Its new mission will take place as Juno’s elliptical orbits of the planet see it shift further north. As it does so it will get closer to the polar light—aurora—storms visible in Jupiter’s polar regions.

Results in March 2021 from Juno’s Ultraviolet Spectrograph instrument showed for the first time from orbit how those auroral dawn storms are actually born on the nightside of the gas giant, which telescopes on Earth had previously been unable to detect.

“Observing Jupiter’s aurora from Earth does not allow you to see beyond the limb, into the nightside of Jupiter’s poles,” said Bertrand Bonfond, a researcher from the University of Liège in Belgium and lead author of the study.

Explorations by previous NASA spacecraft at Jupiter—Voyager, Galileo and Cassini on its way to Saturn—were much farther away from the planet and did not fly over the poles. 

“That’s why the Juno data is a real game changer, allowing us a better understanding what is happening on the nightside, where the dawn storms are born,” said Bonfond. 

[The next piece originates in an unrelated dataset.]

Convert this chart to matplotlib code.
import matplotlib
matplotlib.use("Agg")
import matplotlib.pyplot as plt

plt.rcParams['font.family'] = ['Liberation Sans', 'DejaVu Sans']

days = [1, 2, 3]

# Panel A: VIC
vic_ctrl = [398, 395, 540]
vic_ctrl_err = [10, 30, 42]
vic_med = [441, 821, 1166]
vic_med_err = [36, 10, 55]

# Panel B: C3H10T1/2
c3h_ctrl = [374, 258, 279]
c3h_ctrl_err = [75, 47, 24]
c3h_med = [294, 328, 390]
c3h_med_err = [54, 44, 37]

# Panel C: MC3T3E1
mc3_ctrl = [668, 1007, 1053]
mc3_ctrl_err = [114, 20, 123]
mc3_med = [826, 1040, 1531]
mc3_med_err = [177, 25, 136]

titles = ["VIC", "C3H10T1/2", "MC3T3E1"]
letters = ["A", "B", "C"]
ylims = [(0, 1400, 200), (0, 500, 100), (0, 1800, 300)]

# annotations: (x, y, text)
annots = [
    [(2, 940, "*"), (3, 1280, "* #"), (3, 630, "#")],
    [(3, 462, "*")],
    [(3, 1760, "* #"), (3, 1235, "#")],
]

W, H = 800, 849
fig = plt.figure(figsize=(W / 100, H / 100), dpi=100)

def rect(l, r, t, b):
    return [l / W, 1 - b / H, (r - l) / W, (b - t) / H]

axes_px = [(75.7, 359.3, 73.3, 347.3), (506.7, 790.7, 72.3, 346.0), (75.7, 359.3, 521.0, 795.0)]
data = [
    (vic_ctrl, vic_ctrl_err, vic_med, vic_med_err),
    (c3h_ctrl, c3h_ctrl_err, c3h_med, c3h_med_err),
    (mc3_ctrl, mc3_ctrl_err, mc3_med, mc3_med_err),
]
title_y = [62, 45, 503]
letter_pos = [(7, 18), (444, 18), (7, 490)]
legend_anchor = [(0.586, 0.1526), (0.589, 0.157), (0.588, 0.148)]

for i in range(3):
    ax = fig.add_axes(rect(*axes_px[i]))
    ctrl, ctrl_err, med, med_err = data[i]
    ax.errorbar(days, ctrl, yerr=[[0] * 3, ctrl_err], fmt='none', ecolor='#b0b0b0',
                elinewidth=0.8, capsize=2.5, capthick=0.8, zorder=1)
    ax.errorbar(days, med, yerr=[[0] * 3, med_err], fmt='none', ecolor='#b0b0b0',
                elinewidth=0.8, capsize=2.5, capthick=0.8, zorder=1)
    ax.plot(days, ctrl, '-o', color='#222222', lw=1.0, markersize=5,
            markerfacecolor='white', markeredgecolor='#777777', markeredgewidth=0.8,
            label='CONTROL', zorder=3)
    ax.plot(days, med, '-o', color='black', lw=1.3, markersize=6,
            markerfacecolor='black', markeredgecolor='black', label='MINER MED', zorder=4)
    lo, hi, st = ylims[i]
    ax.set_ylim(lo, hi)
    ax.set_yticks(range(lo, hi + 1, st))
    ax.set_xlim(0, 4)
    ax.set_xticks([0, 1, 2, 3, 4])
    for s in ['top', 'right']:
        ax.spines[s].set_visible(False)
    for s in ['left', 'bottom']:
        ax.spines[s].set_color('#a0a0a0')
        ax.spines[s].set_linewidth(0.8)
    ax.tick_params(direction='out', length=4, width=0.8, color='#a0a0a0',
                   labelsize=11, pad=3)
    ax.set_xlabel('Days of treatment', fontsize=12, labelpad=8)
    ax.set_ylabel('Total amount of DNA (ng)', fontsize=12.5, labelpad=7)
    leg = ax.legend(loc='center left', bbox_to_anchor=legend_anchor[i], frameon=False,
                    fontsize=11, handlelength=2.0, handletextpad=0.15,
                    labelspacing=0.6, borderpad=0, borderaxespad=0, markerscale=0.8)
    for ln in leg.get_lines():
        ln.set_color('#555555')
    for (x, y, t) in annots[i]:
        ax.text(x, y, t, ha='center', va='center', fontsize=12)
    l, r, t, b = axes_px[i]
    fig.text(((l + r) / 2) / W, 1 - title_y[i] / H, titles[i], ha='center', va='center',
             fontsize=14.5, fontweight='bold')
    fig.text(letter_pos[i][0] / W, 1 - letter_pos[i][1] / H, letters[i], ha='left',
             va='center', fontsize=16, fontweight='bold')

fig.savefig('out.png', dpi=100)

It also recently came to light that Juno witnessed an asteroid or comet slam into Jupiter in April 2020.

A bright flash—almost certainly a meteor hitting the planet—at an altitude of 225 kilometers lasted just 17 milliseconds before disintegrating in its atmosphere.

That was recorded by Juno, whose very journey to Jupiter between 2011 and 2016 was also recently revealed to have helped scientists solve the mystery of the Solar System’s “zodiacal light.” Its star-trackers sensed cosmic dusk hitting Juno’s solar panels at 10,000 miles/16,000 kilometers per hour. 

Juno’s next perijove 34 will be super-exciting; a course correction will reduce its orbital period from 53 days to 43 days and send it on a close flyby of Ganymede—the largest moon in the Solar System.

Wishing you clear skies and wide eyes.